Billionaire Unveils Design Of Downtown LA Museum
by The Associated Press
LOS ANGELES January 6, 2011, 07:55 pm ET

Billionaire Eli Broad, center, arrives to speak at the unveiling of the Broad Art Foundation contemporary art museum designs in Los Angeles, Thursday, Jan. 6, 2011. The Billionaire's planned downtown Los Angeles contemporary art museum is a three-story, $130 million honeycomb structure.

Billionaire Eli Broad unveiled plans Thursday for the porous-concrete-shelled structure that will be the future downtown home of his 2,000-piece art collection and a hoped-for catalyst for the continuation of the city center's halting renaissance.

The three-story Broad Art Foundation, designed by New York-based Diller Scofidio + Renfro, consists of a spongelike mantle that lets light into the 40,000-square feet of gallery space, which itself sits atop a vast storage vault.

Broad said the downtown location on Grand Avenue amid a row of buildings by top-shelf architects — which the developer-turned-philanthropist played a leading role in having built — was a fitting home for the paintings, sculptures and prints he and his wife Edythe have spent four decades collecting.

"We're convinced Grand Avenue is where it's at," Broad said at the unveiling held at the nearby Walt Disney Concert Hall, a Frank Gehry-designed structure that Broad was instrumental in helping fund.

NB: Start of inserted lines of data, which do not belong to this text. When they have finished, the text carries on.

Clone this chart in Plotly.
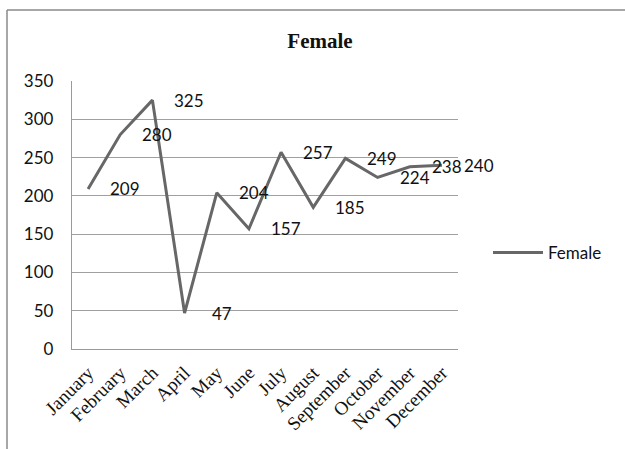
import plotly.graph_objects as go

months = ["January", "February", "March", "April", "May", "June", "July",
          "August", "September", "October", "November", "December"]
female = [209, 280, 325, 47, 204, 157, 257, 185, 249, 224, 238, 240]
y_ticks = [0, 50, 100, 150, 200, 250, 300, 350]

W, H = 625, 449
L, R, T, B = 72, 167, 81, 100
pw, ph = W - L - R, H - T - B

def px_to_paper_x(px):
    return (px - L) / pw

def px_to_paper_y(py):
    return (H - B - py) / ph

fig = go.Figure()
fig.add_trace(go.Scatter(
    x=months, y=female, mode="lines", name="Female",
    line=dict(color="#676767", width=3),
))

for m, v in zip(months, female):
    fig.add_annotation(x=m, y=v, text=str(v), showarrow=False,
                       xanchor="center", yanchor="middle", xshift=37,
                       font=dict(family="Lato", size=17, color="#111111"))

# outer chart border: only the left and top edges fall inside the frame
border = dict(color="#8a8a8a", width=1.5)
fig.add_shape(type="line", xref="paper", yref="paper",
              x0=px_to_paper_x(7), x1=px_to_paper_x(7),
              y0=px_to_paper_y(460), y1=px_to_paper_y(10), line=border, layer="below")
fig.add_shape(type="line", xref="paper", yref="paper",
              x0=px_to_paper_x(7), x1=px_to_paper_x(W + 5),
              y0=px_to_paper_y(10), y1=px_to_paper_y(10), line=border, layer="below")

fig.update_layout(
    width=W, height=H,
    margin=dict(l=L, r=R, t=T, b=B),
    paper_bgcolor="white", plot_bgcolor="white",
    title=dict(text="<b>Female</b>", x=320 / W, xref="container", xanchor="center",
               y=1 - 41 / H, yref="container", yanchor="middle",
               font=dict(family="Liberation Serif", size=21, color="#111111")),
    showlegend=True,
    legend=dict(x=px_to_paper_x(488), y=px_to_paper_y(253), xanchor="left", yanchor="middle",
                font=dict(family="Lato", size=17, color="#111111"),
                bgcolor="rgba(0,0,0,0)", itemwidth=50),
    xaxis=dict(type="category", range=[-0.5, 11.5], showgrid=False,
               showline=True, linecolor="#9a9a9a", linewidth=1.3,
               ticks="", tickangle=-45, ticklabelstandoff=4,
               tickfont=dict(family="Liberation Serif", size=19, color="#111111")),
    yaxis=dict(range=[0, 350], tickvals=y_ticks, showgrid=True, gridcolor="#a0a0a0",
               gridwidth=1, showline=True, linecolor="#9a9a9a", linewidth=1.3,
               zeroline=False, ticks="", ticklabelstandoff=14,
               tickfont=dict(family="Lato", size=17, color="#111111")),
)

fig.write_html("out.html")
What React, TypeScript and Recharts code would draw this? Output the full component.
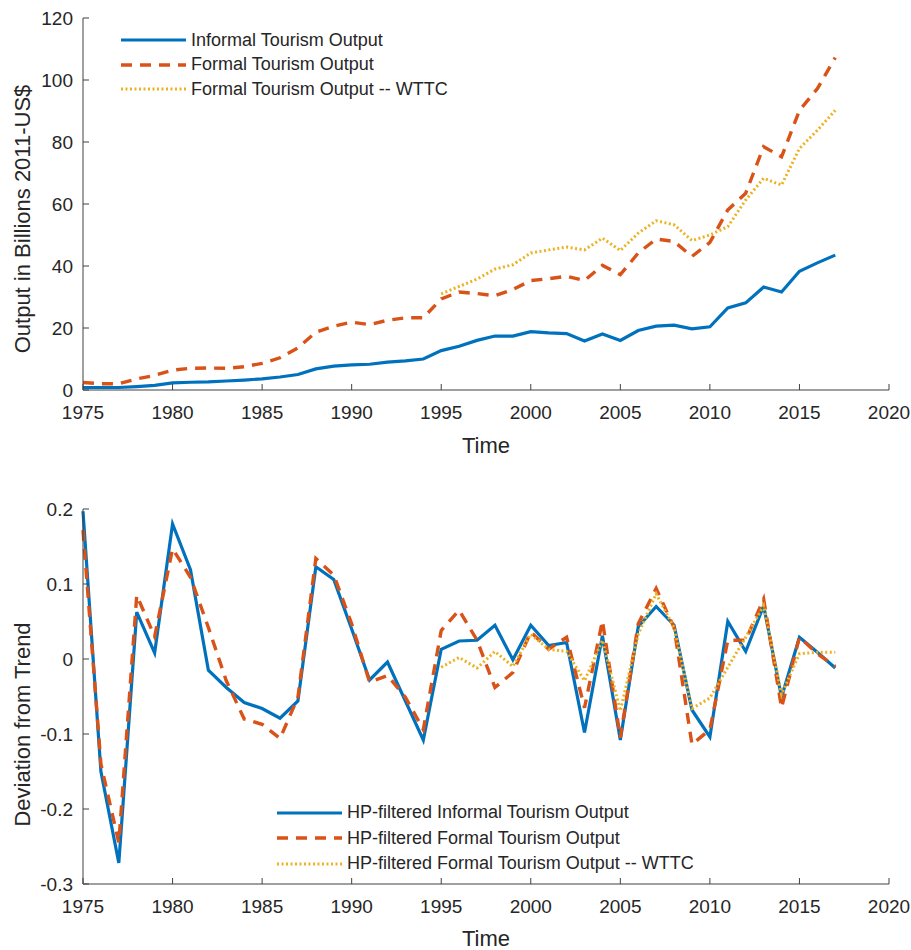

The $130-million art museum's construction is scheduled to begin in late summer, with the galleries welcoming their first visitors in early 2013.

The price includes a parking lot that the city's Community Redevelopment Agency will buy from the foundation for up to $30 million and operate after its completion.

Broad said the museum's initial exhibit will include a broad selection of works from his collection, including pieces by Jeff Koons, John Baldassari and Cindy Sherman. For the following three years, it will rotate its exhibitions every four months to focus on artist that are well represented in the collection, such as Jean-Michel Basquiat, Damien Hirst and Roy Lichtenstein.

Art not on view will be housed in the storage area at the museum's core, which visitors will be able to see through windows placed along a stairwell leading down from the top-floor gallery area.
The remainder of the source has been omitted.